Nice find man

VERY good idea. thicker steel holds it heat better, meaning less lost to the underhood airflow and more energy running through the turbo... stronger as well, just make sure it's welded damn good.

I thought the thicker the material = More heat transfer. At least, I believe I read that from Corky Bell, Maximum Boost. It makes sense, thicker plate can conduct heat away from the charge faster then a thin layer would. But header wrap and ceramic spray coating can fix that.

But aside from that you are absolutely correct about the strength.

As far as welds, I will use a 1/2" steel wrap at 16ga. around the joining areas of pipe and weld that onto the piping. It will provide two weld lines versus one and drastically cuts back on the welding junk that gets into the pipe. Makes the job a lot easier. Even though it doesn't look as good as one joint welded pipe that is ground down. But I don't care too much about the weld looks, it will be wrapped anyways.

The steel wrap around also reinforces the joint making it far stronger then the pipe itself.

Where the steel wrap meets the pipe, I ground the edges inward a little with a really rough surface. Helps the weld bit really hard and strong.

When I get to post pictures of my welded up downpipe, you will see how good I am at welding pipe. I have that special mathematical eye. The bends and turns are going to be smooth, using mandrel bends as well. The entire exhaust system is being replaced with my weld up exhaust system. I plan to minimize the distance travel to the rear and match up flow rates for the different diameter pipes.

I know headers are pointless on turbo systems due to the turbo eliminating any pulses, but can provide each cylinder its own filling w/o having to compete with the neighboring cylinder like the stock logs.

All the flow will be matched up. In example, the T3 Flange has an empty surface area of 4.07"^2.

A 1 5/8" pipe has a flow of 2.07"^2
So cylinders 1-3-5 will need a 1 5/8" pipe and 2-4-6 will need a 1 5/8 pipe.
2.07 + 2.07 >>>> 4.07 This, I hope, will prevent dramatic velocity changes potentially disturbing the flow. Velocity changes do act as turbulence when shifting up and down excessively.

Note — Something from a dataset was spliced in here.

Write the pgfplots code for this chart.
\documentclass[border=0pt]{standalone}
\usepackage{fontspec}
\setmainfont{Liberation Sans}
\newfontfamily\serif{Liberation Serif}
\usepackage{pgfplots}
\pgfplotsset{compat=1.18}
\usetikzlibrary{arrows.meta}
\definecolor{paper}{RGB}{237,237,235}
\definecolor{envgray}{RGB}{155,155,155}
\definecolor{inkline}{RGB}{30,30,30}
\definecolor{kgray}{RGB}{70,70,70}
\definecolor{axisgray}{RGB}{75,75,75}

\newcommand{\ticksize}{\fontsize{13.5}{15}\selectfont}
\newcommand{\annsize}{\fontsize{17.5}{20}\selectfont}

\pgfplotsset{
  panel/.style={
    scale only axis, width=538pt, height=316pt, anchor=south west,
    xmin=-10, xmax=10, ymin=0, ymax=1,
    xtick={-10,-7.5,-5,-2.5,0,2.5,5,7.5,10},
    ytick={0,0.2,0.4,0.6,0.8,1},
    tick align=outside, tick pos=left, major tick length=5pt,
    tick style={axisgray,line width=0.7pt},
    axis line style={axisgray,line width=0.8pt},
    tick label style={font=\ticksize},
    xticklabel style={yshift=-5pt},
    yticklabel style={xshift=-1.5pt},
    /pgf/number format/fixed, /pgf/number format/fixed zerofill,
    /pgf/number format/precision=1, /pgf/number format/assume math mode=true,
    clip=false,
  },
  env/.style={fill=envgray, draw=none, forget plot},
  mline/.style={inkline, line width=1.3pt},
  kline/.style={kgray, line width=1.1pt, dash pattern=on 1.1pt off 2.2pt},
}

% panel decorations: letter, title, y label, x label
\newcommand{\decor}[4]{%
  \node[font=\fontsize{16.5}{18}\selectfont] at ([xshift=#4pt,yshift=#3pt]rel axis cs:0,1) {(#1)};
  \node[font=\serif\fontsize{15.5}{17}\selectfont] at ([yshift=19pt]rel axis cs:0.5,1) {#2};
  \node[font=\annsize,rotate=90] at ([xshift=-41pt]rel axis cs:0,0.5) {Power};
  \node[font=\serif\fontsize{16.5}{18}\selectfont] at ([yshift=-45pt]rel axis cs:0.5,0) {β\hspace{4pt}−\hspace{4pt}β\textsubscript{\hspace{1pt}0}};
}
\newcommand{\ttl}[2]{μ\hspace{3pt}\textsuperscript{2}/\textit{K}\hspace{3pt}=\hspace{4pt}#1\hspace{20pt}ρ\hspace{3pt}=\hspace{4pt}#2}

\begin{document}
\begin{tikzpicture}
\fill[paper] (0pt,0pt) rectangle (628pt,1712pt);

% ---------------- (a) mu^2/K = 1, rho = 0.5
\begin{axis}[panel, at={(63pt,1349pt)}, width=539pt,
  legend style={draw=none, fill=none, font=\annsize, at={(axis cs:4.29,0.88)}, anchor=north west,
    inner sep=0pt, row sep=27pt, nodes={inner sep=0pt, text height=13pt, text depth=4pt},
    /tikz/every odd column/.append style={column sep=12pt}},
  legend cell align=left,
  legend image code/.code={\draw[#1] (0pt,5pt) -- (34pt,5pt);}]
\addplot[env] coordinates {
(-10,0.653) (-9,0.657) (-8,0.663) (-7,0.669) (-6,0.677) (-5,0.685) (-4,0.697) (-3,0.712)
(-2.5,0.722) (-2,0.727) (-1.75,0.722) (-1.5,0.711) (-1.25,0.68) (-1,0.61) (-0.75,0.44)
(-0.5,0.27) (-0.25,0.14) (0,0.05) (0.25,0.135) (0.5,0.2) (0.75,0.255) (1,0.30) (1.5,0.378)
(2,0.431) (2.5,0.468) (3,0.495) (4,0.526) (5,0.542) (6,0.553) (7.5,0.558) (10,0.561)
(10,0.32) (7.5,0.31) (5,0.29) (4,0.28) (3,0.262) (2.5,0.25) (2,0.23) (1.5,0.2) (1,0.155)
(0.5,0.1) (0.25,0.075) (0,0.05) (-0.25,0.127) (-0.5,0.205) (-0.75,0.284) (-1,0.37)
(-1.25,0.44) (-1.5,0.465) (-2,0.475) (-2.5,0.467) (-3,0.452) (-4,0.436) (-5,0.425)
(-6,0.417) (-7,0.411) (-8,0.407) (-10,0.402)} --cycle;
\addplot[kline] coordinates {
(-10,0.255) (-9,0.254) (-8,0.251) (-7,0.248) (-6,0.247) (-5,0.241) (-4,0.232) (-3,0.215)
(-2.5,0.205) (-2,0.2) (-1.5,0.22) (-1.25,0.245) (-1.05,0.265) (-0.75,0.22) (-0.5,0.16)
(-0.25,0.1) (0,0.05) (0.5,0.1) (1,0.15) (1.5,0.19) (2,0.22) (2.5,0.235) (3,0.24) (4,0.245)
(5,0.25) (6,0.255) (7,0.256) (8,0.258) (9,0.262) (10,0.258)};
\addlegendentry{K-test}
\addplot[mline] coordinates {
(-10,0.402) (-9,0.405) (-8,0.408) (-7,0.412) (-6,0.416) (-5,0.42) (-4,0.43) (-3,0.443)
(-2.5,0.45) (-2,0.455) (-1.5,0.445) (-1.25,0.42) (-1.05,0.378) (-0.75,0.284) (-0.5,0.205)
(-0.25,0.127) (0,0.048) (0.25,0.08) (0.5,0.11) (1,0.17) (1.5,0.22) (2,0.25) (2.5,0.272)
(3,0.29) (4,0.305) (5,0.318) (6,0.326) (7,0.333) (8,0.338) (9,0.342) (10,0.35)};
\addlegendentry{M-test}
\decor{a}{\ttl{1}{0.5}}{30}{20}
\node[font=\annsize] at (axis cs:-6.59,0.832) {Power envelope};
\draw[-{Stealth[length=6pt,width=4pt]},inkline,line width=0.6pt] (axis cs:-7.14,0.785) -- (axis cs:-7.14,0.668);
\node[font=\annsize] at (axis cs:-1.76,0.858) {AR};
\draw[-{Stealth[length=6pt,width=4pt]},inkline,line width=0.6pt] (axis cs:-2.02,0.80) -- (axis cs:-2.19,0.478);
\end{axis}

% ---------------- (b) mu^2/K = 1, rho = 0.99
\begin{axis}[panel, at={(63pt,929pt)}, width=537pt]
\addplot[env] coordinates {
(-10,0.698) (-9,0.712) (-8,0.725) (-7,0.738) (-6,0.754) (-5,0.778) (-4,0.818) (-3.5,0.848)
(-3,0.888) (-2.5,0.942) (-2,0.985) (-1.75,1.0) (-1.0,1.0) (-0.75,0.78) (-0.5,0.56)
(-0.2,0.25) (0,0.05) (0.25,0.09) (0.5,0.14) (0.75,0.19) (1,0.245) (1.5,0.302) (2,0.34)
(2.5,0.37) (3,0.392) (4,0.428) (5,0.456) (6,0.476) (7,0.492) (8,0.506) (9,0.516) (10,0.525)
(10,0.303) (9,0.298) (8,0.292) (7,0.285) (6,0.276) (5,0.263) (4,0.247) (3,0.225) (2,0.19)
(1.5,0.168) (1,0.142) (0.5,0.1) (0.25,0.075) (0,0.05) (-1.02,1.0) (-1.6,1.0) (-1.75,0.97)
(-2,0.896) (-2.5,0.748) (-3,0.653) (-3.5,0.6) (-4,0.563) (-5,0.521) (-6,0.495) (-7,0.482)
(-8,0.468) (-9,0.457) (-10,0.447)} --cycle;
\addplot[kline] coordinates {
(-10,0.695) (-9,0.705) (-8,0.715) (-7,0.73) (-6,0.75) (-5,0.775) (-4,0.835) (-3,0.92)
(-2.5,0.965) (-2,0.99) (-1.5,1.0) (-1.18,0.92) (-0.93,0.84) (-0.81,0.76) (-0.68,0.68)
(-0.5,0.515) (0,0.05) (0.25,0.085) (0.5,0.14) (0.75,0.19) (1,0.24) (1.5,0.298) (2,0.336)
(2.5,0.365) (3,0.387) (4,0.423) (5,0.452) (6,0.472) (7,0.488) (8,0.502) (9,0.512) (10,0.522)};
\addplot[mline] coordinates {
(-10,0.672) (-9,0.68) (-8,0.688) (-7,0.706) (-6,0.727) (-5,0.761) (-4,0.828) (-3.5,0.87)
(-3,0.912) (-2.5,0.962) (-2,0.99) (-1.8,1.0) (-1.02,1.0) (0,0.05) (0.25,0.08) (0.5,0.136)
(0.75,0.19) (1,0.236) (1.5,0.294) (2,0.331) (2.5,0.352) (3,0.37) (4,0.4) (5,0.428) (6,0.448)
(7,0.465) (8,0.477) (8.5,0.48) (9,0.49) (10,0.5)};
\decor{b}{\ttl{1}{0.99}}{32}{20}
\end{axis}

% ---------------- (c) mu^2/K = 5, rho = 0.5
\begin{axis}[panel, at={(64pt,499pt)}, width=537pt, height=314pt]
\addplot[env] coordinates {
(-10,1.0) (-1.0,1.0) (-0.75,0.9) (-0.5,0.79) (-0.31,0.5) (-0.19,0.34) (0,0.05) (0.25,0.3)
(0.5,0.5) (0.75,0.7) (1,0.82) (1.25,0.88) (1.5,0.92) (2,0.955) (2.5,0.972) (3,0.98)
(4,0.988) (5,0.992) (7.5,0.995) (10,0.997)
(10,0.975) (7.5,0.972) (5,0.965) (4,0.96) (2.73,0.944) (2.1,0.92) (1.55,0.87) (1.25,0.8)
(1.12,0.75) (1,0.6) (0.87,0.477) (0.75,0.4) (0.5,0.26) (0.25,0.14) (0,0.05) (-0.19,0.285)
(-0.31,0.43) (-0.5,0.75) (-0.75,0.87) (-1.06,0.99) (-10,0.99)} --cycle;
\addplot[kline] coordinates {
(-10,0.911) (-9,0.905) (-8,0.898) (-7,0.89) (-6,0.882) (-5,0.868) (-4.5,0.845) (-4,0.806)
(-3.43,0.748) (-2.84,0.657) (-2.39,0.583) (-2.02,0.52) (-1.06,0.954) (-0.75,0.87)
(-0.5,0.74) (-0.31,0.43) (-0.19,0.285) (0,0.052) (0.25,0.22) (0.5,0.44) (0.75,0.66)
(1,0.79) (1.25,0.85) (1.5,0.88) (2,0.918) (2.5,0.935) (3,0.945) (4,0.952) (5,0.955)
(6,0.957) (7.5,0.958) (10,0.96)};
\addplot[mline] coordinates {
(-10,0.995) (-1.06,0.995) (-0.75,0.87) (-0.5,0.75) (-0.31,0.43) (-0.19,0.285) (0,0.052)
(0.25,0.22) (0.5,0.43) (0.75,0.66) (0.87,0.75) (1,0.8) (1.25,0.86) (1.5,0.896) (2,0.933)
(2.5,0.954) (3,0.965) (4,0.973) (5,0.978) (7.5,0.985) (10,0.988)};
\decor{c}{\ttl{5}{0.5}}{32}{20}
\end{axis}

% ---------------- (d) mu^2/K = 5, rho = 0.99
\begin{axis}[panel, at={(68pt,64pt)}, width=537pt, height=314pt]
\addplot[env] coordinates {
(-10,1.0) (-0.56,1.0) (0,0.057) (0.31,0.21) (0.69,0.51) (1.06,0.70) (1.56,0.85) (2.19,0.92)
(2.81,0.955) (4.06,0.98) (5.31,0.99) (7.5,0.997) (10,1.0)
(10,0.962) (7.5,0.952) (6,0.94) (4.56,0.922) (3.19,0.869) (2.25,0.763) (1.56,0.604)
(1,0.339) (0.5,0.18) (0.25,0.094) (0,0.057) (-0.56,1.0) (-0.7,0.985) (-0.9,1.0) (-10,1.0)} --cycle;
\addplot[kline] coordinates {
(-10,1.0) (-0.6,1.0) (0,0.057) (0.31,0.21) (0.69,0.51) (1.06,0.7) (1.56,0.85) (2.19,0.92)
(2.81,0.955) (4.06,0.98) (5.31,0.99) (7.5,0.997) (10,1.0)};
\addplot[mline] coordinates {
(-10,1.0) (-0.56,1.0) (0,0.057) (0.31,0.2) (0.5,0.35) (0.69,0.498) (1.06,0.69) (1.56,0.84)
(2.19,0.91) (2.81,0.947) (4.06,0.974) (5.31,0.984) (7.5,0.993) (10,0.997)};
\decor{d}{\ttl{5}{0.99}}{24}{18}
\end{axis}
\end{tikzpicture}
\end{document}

Each individual cylinder will have a pipe that conforms with the exhaust D-Port. But will rapidly transition to a 1" dia pipe, which flows at 0.67"^2 and will increase the velocity of the exhaust gases. This will help keep the gas hotter as pressure increase creates heat and the gases will be hotter at the turbo turbine.

0.67 = Ind cylinder
2.07 = each side of engine, 1-3-5 and 2-4-6
4.07 = Pipe to the turbo

0.67 + 0.67 + 0.67 >>>>>> 2.07
2.07 + 2.07 >>>>>>4.07

The 3" collector should reduce pulsation, especially if I can transition back to a 2.5" pipe gradually.

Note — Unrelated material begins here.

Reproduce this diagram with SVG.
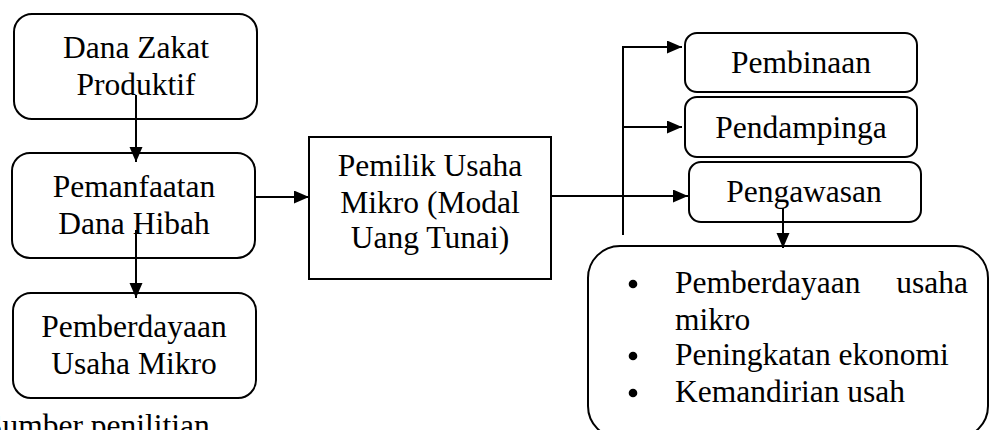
<svg xmlns="http://www.w3.org/2000/svg" width="989" height="430" viewBox="0 0 989 430">
  <style>
    .box { fill: #ffffff; stroke: #000000; stroke-width: 2; }
    .lbl { font-family: "Liberation Serif", "Times New Roman", serif; font-size: 31.5px; fill: #000000; }
    .mid { text-anchor: middle; }
    .edge { fill: none; stroke: #000000; stroke-width: 2; }
    .bullet { fill: #000000; }
  </style>
  <defs>
    <marker id="arrow" markerUnits="userSpaceOnUse" markerWidth="16" markerHeight="14" refX="15" refY="6.5" orient="auto">
      <path d="M0,0 L15,6.5 L0,13 z" fill="#000000"/>
    </marker>
  </defs>

  <rect width="989" height="430" fill="#ffffff"/>

  <g id="node-dana-zakat">
    <rect class="box" x="14" y="14" width="243" height="105" rx="18"/>
    <text class="lbl mid" x="136" y="58">Dana Zakat</text>
    <text class="lbl mid" x="136" y="95">Produktif</text>
  </g>

  <g id="node-pemanfaatan">
    <rect class="box" x="12" y="153" width="243" height="105" rx="18"/>
    <text class="lbl mid" x="134" y="197">Pemanfaatan</text>
    <text class="lbl mid" x="134" y="234">Dana Hibah</text>
  </g>

  <g id="node-pemberdayaan">
    <rect class="box" x="13" y="293" width="243" height="105" rx="18"/>
    <text class="lbl mid" x="134" y="337">Pemberdayaan</text>
    <text class="lbl mid" x="134" y="374">Usaha Mikro</text>
  </g>

  <g id="node-pemilik">
    <rect class="box" x="309" y="137" width="242" height="142"/>
    <text class="lbl mid" x="430" y="176">Pemilik Usaha</text>
    <text class="lbl mid" x="430" y="213">Mikro (Modal</text>
    <text class="lbl mid" x="430" y="248">Uang Tunai)</text>
  </g>

  <g id="node-pembinaan">
    <rect class="box" x="685" y="33" width="232" height="59" rx="12"/>
    <text class="lbl mid" x="801" y="73">Pembinaan</text>
  </g>

  <g id="node-pendampinga">
    <rect class="box" x="685" y="97" width="232" height="60" rx="12"/>
    <text class="lbl mid" x="801" y="138">Pendampinga</text>
  </g>

  <g id="node-pengawasan">
    <rect class="box" x="689" y="162" width="232" height="60" rx="12"/>
    <text class="lbl mid" x="804" y="202">Pengawasan</text>
  </g>

  <g id="node-hasil">
    <rect class="box" x="588" y="246" width="400" height="192" rx="32"/>
    <circle class="bullet" cx="633" cy="284" r="4.3"/>
    <text class="lbl" x="675" y="293">Pemberdayaan</text>
    <text class="lbl" x="968" y="293" text-anchor="end">usaha</text>
    <text class="lbl" x="675" y="330">mikro</text>
    <circle class="bullet" cx="633" cy="356" r="4.3"/>
    <text class="lbl" x="675" y="365">Peningkatan ekonomi</text>
    <circle class="bullet" cx="633" cy="393" r="4.3"/>
    <text class="lbl" x="675" y="402">Kemandirian usah</text>
  </g>

  <g id="connectors">
    <line class="edge" x1="136" y1="95" x2="136" y2="162" marker-end="url(#arrow)"/>
    <line class="edge" x1="136" y1="230" x2="136" y2="298" marker-end="url(#arrow)"/>
    <line class="edge" x1="255" y1="197" x2="309" y2="197" marker-end="url(#arrow)"/>
    <line class="edge" x1="551" y1="196" x2="688" y2="196" marker-end="url(#arrow)"/>
    <line class="edge" x1="623" y1="46" x2="623" y2="235"/>
    <line class="edge" x1="622" y1="47" x2="682" y2="47" marker-end="url(#arrow)"/>
    <line class="edge" x1="623" y1="127" x2="682" y2="127" marker-end="url(#arrow)"/>
    <line class="edge" x1="783" y1="208" x2="783" y2="248" marker-end="url(#arrow)"/>
  </g>

  <text class="lbl" x="-15" y="436">Sumber penilitian</text>
</svg>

Did I design every thing correctly so far? I know some people might say 1" pipe is too small but keep in mind the flow potentials remaining equal as a benefit.

you might have me there, i'm not sure what i was thinking... thicker material should stay a more consistant temperature though, which would help the welds out quite a bit.

as for your calculations: you're making my head spin. i haven't looked at this stuff in a LONG time.

lol, just simple division.

turbo flange area = 4
4/2 = 2
2 = from each side of motor
2/3 = 0.67
0.67 = each cylinder exhaust port

so it will be...

cyl 1 = 1" pipe (0.67 flow)
cyl 3 = 1" pipe (0.67 flow) >>>>1-3-5 CrossOver Pipe 1 5/8" (2.07 flow)
cyl 5 = 1" pipe (0.67 flow)

cyl 2 = 1" pipe (0.67 flow)
cyl 4 = 1" pipe (0.67 flow) >>>>2-4-6 CrossOver Pipe 1 5/8" (2.07 flow)
cyl 6 = 1" pipe (0.67 flow)

1-3-5 crossover (2.07 flow)
-------------------------->>> pipe to turbo 2.25" (4.14 flow)
2-4-6 crossover (2.07 flow)


phew, I'm done typing...lol

The port on the head is bigger than 1", therefore you would be hurting flow out of the cylinder, which in turn will basically throw everything else out the window. You need to have the primaries AT LEAST as big as the port (slightly bigger is better to prevent reversion into the cylinder).

you are correct and something new just dawned on me. I need to compensate for volume shrink due to parasitic heat loss.

So I will just do my best to keep the tapering effect as gentle as possible from the exhaust port volume to T3 flange volume.

Because it is the velocity that makes a difference in power, somewhat. If the exhaust charge is allowed to slow down, well, it losses power. If the pipes diameter/characteristics preserved the initial velocity, then no energy should be lost in expansion from heat loss as the charge travels down the manifold/pipe.

I believe that is one of the reasons why header wrap works, heat retention.

Then, naturally, if the expansion is denied via a slight taper, the expansion can not occur easily. So, in theory, the heat loss should be reduced even more.



But I can't read the heat until the manifold is built. So it would have to be a work in progress.